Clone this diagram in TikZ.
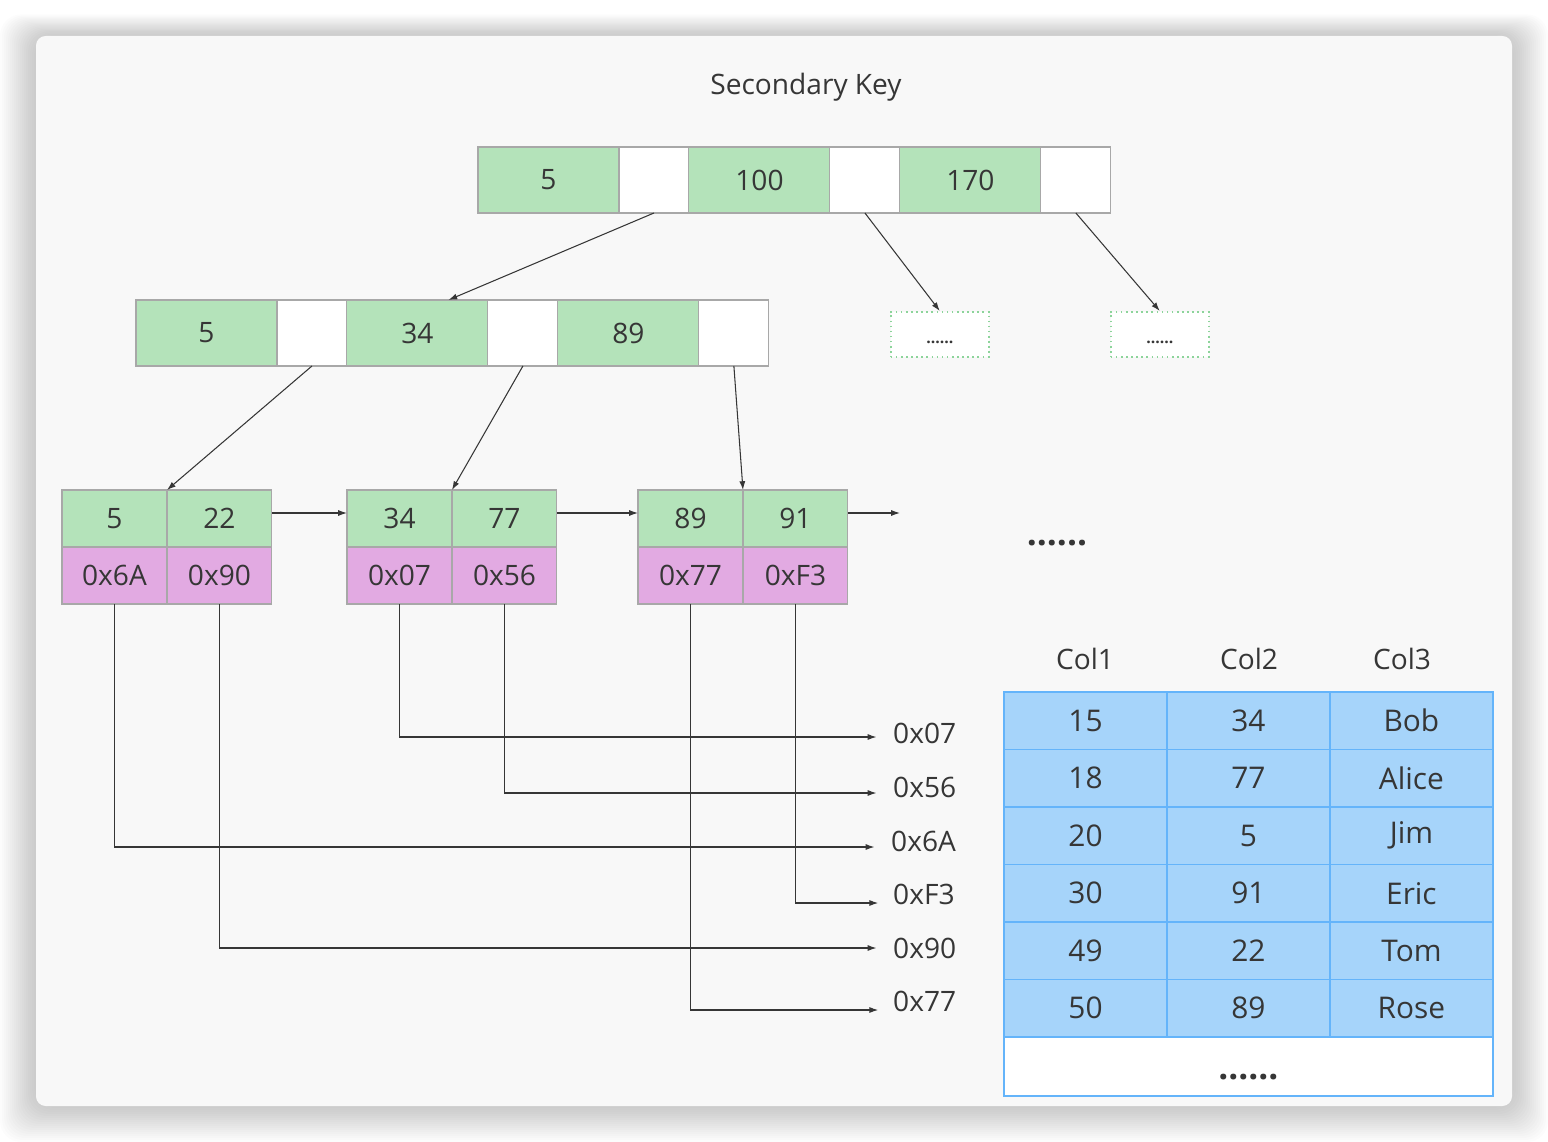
\documentclass[tikz,border=0pt]{standalone}
\usepackage{fontspec}
\setmainfont{Open Sans}
\usetikzlibrary{arrows.meta,positioning,calc}

\definecolor{keygreen}{HTML}{B4E3BA}
\definecolor{ptrpink}{HTML}{E2AAE2}
\definecolor{rowblue}{HTML}{A6D4FA}
\definecolor{rowline}{HTML}{64B4FA}
\definecolor{cellgray}{HTML}{A8A8A8}
\definecolor{txtgray}{HTML}{363636}
\definecolor{cardgray}{HTML}{F8F8F8}
\definecolor{dotgreen}{HTML}{8CD49A}

\begin{document}
\begin{tikzpicture}[
    x=0.02cm, y=-0.02cm,
    node distance=0pt,
    every node/.style={text=txtgray, font=\fontsize{16}{19}\selectfont},
    cell/.style={rectangle, draw=cellgray, line width=0.6pt, inner sep=0pt, outer sep=0pt},
    keycell/.style={cell, fill=keygreen, minimum width=2.82cm, minimum height=1.32cm},
    gapcell/.style={cell, fill=white, minimum width=1.40cm, minimum height=1.32cm},
    leafkey/.style={cell, fill=keygreen, minimum width=2.1cm, minimum height=1.14cm},
    leafptr/.style={cell, fill=ptrpink, minimum width=2.1cm, minimum height=1.14cm},
    morebox/.style={rectangle, draw=dotgreen, dotted, line width=0.9pt, fill=white, minimum width=1.96cm, minimum height=0.9cm, inner sep=0pt, text height=11pt, text depth=0pt, font=\bfseries\fontsize{9}{10}\selectfont},
    rowcell/.style={rectangle, draw=rowline, line width=0.8pt, fill=rowblue, minimum width=3.26cm, minimum height=1.15cm, inner sep=0pt, outer sep=0pt, font=\fontsize{17}{20}\selectfont},
    addr/.style={anchor=west},
    arr/.style={-{Latex[length=5pt,width=3.4pt]}, line width=0.6pt, draw=txtgray}
]
\useasboundingbox (0,0) rectangle (1548,1142);
% card with soft shadow
\foreach \s in {2,4,...,36}
  \fill[black, opacity=0.011, rounded corners=12pt] ({36-\s},{36-0.6*\s}) rectangle ({1512+\s},{1106+\s});
\fill[cardgray, rounded corners=5.5pt] (36,36) rectangle (1512,1106);

\node (title) at (806,87) {Secondary Key};

% root
\node[keycell, anchor=north west] (rk1) at (478,147) {5};
\node[gapcell, right=of rk1] (rp1) {};
\node[keycell, right=of rp1] (rk2) {100};
\node[gapcell, right=of rk2] (rp2) {};
\node[keycell, right=of rp2] (rk3) {170};
\node[gapcell, right=of rk3] (rp3) {};

\node[morebox, anchor=north west] (rm2) at (890,311) {......};
\node[morebox, anchor=north west] (rm3) at (1110,311) {......};

% middle level
\node[keycell, anchor=north west] (mk1) at (136,300) {5};
\node[gapcell, right=of mk1] (mp1) {};
\node[keycell, right=of mp1] (mk2) {34};
\node[gapcell, right=of mk2] (mp2) {};
\node[keycell, right=of mp2] (mk3) {89};
\node[gapcell, right=of mk3] (mp3) {};

% leaves
\node[leafkey, anchor=north west] (la1) at (62,490) {5};
\node[leafkey, right=of la1] (la2) {22};
\node[leafptr, below=of la1] (la1p) {0x6A};
\node[leafptr, below=of la2] (la2p) {0x90};

\node[leafkey, anchor=north west] (lb1) at (347,490) {34};
\node[leafkey, right=of lb1] (lb2) {77};
\node[leafptr, below=of lb1] (lb1p) {0x07};
\node[leafptr, below=of lb2] (lb2p) {0x56};

\node[leafkey, anchor=north west] (lc1) at (638,490) {89};
\node[leafkey, right=of lc1] (lc2) {91};
\node[leafptr, below=of lc1] (lc1p) {0x77};
\node[leafptr, below=of lc2] (lc2p) {0xF3};

\coordinate (lnext) at (900,513);
\node[font=\bfseries\fontsize{20}{22}\selectfont] (more) at (1057,543) {......};

% tree links
\draw[arr] (rp1.south) -- ($(mk2.north)+(31,0)$);
\draw[arr] (rp2.south) -- (rm2.north);
\draw[arr] (rp3.south) -- (rm3.north);
\draw[arr] (mp1.south) -- (la1.north east);
\draw[arr] (mp2.south) -- (lb1.north east);
\draw[arr] (mp3.south) -- (lc1.north east);
\draw[arr] (la2.east |- 0,513) -- (lb1.west |- 0,513);
\draw[arr] (lb2.east |- 0,513) -- (lc1.west |- 0,513);
\draw[arr] (lc2.east |- 0,513) -- (lnext);

% row addresses
\node[addr] (a07) at (887,733) {0x07};
\node[addr] (a56) at (887,787) {0x56};
\node[addr] (a6A) at (885,841) {0x6A};
\node[addr] (aF3) at (887,894) {0xF3};
\node[addr] (a90) at (887,948) {0x90};
\node[addr] (a77) at (887,1001) {0x77};

\draw[arr, shorten >=6pt] (lb1p.south) |- ($(a07.west)+(0,4)$);
\draw[arr, shorten >=6pt] (lb2p.south) |- ($(a56.west)+(0,6)$);
\draw[arr, shorten >=6pt] (la1p.south) |- ($(a6A.west)+(0,6)$);
\draw[arr, shorten >=5pt] (lc2p.south) |- ($(aF3.west)+(0,9)$);
\draw[arr, shorten >=6pt] (la2p.south) |- (a90.west);
\draw[arr, shorten >=5pt] (lc1p.south) |- ($(a77.west)+(0,9)$);

% table
\node (col1) at (1085,659) {Col1};
\node (col2) at (1249,659) {Col2};
\node (col3) at (1402,659) {Col3};
\foreach \a/\b/\c [count=\i] in {15/34/Bob, 18/77/Alice, 20/5/Jim, 30/91/Eric, 49/22/Tom, 50/89/Rose} {
  \node[rowcell, anchor=north west] (t\i a) at (1004,{692+57.5*(\i-1)}) {\a};
  \node[rowcell, right=of t\i a] (t\i b) {\b};
  \node[rowcell, right=of t\i b] (t\i c) {\c};
}
\node[rowcell, fill=white, anchor=north west, minimum width=9.78cm, minimum height=1.18cm, text height=15pt, text depth=0pt, font=\bfseries\fontsize{20}{22}\selectfont] (trest) at (t6a.south west) {......};
\end{tikzpicture}
\end{document}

-=-=-

GOAL:
Omit the pictures, then output the rest of the listing exactly.

OUTPUT BELOW:
Clone this diagram in TikZ.
\documentclass[tikz,border=0pt]{standalone}
\usepackage{fontspec}
\setmainfont{Open Sans}
\usetikzlibrary{arrows.meta,positioning,calc}

\definecolor{keygreen}{HTML}{B4E3BA}
\definecolor{ptrpink}{HTML}{E2AAE2}
\definecolor{rowblue}{HTML}{A6D4FA}
\definecolor{rowline}{HTML}{64B4FA}
\definecolor{cellgray}{HTML}{A8A8A8}
\definecolor{txtgray}{HTML}{363636}
\definecolor{cardgray}{HTML}{F8F8F8}
\definecolor{dotgreen}{HTML}{8CD49A}

\begin{document}
\begin{tikzpicture}[
    x=0.02cm, y=-0.02cm,
    node distance=0pt,
    every node/.style={text=txtgray, font=\fontsize{16}{19}\selectfont},
    cell/.style={rectangle, draw=cellgray, line width=0.6pt, inner sep=0pt, outer sep=0pt},
    keycell/.style={cell, fill=keygreen, minimum width=2.82cm, minimum height=1.32cm},
    gapcell/.style={cell, fill=white, minimum width=1.40cm, minimum height=1.32cm},
    leafkey/.style={cell, fill=keygreen, minimum width=2.1cm, minimum height=1.14cm},
    leafptr/.style={cell, fill=ptrpink, minimum width=2.1cm, minimum height=1.14cm},
    morebox/.style={rectangle, draw=dotgreen, dotted, line width=0.9pt, fill=white, minimum width=1.96cm, minimum height=0.9cm, inner sep=0pt, text height=11pt, text depth=0pt, font=\bfseries\fontsize{9}{10}\selectfont},
    rowcell/.style={rectangle, draw=rowline, line width=0.8pt, fill=rowblue, minimum width=3.26cm, minimum height=1.15cm, inner sep=0pt, outer sep=0pt, font=\fontsize{17}{20}\selectfont},
    addr/.style={anchor=west},
    arr/.style={-{Latex[length=5pt,width=3.4pt]}, line width=0.6pt, draw=txtgray}
]
\useasboundingbox (0,0) rectangle (1548,1142);
% card with soft shadow
\foreach \s in {2,4,...,36}
  \fill[black, opacity=0.011, rounded corners=12pt] ({36-\s},{36-0.6*\s}) rectangle ({1512+\s},{1106+\s});
\fill[cardgray, rounded corners=5.5pt] (36,36) rectangle (1512,1106);

\node (title) at (806,87) {Secondary Key};

% root
\node[keycell, anchor=north west] (rk1) at (478,147) {5};
\node[gapcell, right=of rk1] (rp1) {};
\node[keycell, right=of rp1] (rk2) {100};
\node[gapcell, right=of rk2] (rp2) {};
\node[keycell, right=of rp2] (rk3) {170};
\node[gapcell, right=of rk3] (rp3) {};

\node[morebox, anchor=north west] (rm2) at (890,311) {......};
\node[morebox, anchor=north west] (rm3) at (1110,311) {......};

% middle level
\node[keycell, anchor=north west] (mk1) at (136,300) {5};
\node[gapcell, right=of mk1] (mp1) {};
\node[keycell, right=of mp1] (mk2) {34};
\node[gapcell, right=of mk2] (mp2) {};
\node[keycell, right=of mp2] (mk3) {89};
\node[gapcell, right=of mk3] (mp3) {};

% leaves
\node[leafkey, anchor=north west] (la1) at (62,490) {5};
\node[leafkey, right=of la1] (la2) {22};
\node[leafptr, below=of la1] (la1p) {0x6A};
\node[leafptr, below=of la2] (la2p) {0x90};

\node[leafkey, anchor=north west] (lb1) at (347,490) {34};
\node[leafkey, right=of lb1] (lb2) {77};
\node[leafptr, below=of lb1] (lb1p) {0x07};
\node[leafptr, below=of lb2] (lb2p) {0x56};

\node[leafkey, anchor=north west] (lc1) at (638,490) {89};
\node[leafkey, right=of lc1] (lc2) {91};
\node[leafptr, below=of lc1] (lc1p) {0x77};
\node[leafptr, below=of lc2] (lc2p) {0xF3};

\coordinate (lnext) at (900,513);
\node[font=\bfseries\fontsize{20}{22}\selectfont] (more) at (1057,543) {......};

% tree links
\draw[arr] (rp1.south) -- ($(mk2.north)+(31,0)$);
\draw[arr] (rp2.south) -- (rm2.north);
\draw[arr] (rp3.south) -- (rm3.north);
\draw[arr] (mp1.south) -- (la1.north east);
\draw[arr] (mp2.south) -- (lb1.north east);
\draw[arr] (mp3.south) -- (lc1.north east);
\draw[arr] (la2.east |- 0,513) -- (lb1.west |- 0,513);
\draw[arr] (lb2.east |- 0,513) -- (lc1.west |- 0,513);
\draw[arr] (lc2.east |- 0,513) -- (lnext);

% row addresses
\node[addr] (a07) at (887,733) {0x07};
\node[addr] (a56) at (887,787) {0x56};
\node[addr] (a6A) at (885,841) {0x6A};
\node[addr] (aF3) at (887,894) {0xF3};
\node[addr] (a90) at (887,948) {0x90};
\node[addr] (a77) at (887,1001) {0x77};

\draw[arr, shorten >=6pt] (lb1p.south) |- ($(a07.west)+(0,4)$);
\draw[arr, shorten >=6pt] (lb2p.south) |- ($(a56.west)+(0,6)$);
\draw[arr, shorten >=6pt] (la1p.south) |- ($(a6A.west)+(0,6)$);
\draw[arr, shorten >=5pt] (lc2p.south) |- ($(aF3.west)+(0,9)$);
\draw[arr, shorten >=6pt] (la2p.south) |- (a90.west);
\draw[arr, shorten >=5pt] (lc1p.south) |- ($(a77.west)+(0,9)$);

% table
\node (col1) at (1085,659) {Col1};
\node (col2) at (1249,659) {Col2};
\node (col3) at (1402,659) {Col3};
\foreach \a/\b/\c [count=\i] in {15/34/Bob, 18/77/Alice, 20/5/Jim, 30/91/Eric, 49/22/Tom, 50/89/Rose} {
  \node[rowcell, anchor=north west] (t\i a) at (1004,{692+57.5*(\i-1)}) {\a};
  \node[rowcell, right=of t\i a] (t\i b) {\b};
  \node[rowcell, right=of t\i b] (t\i c) {\c};
}
\node[rowcell, fill=white, anchor=north west, minimum width=9.78cm, minimum height=1.18cm, text height=15pt, text depth=0pt, font=\bfseries\fontsize{20}{22}\selectfont] (trest) at (t6a.south west) {......};
\end{tikzpicture}
\end{document}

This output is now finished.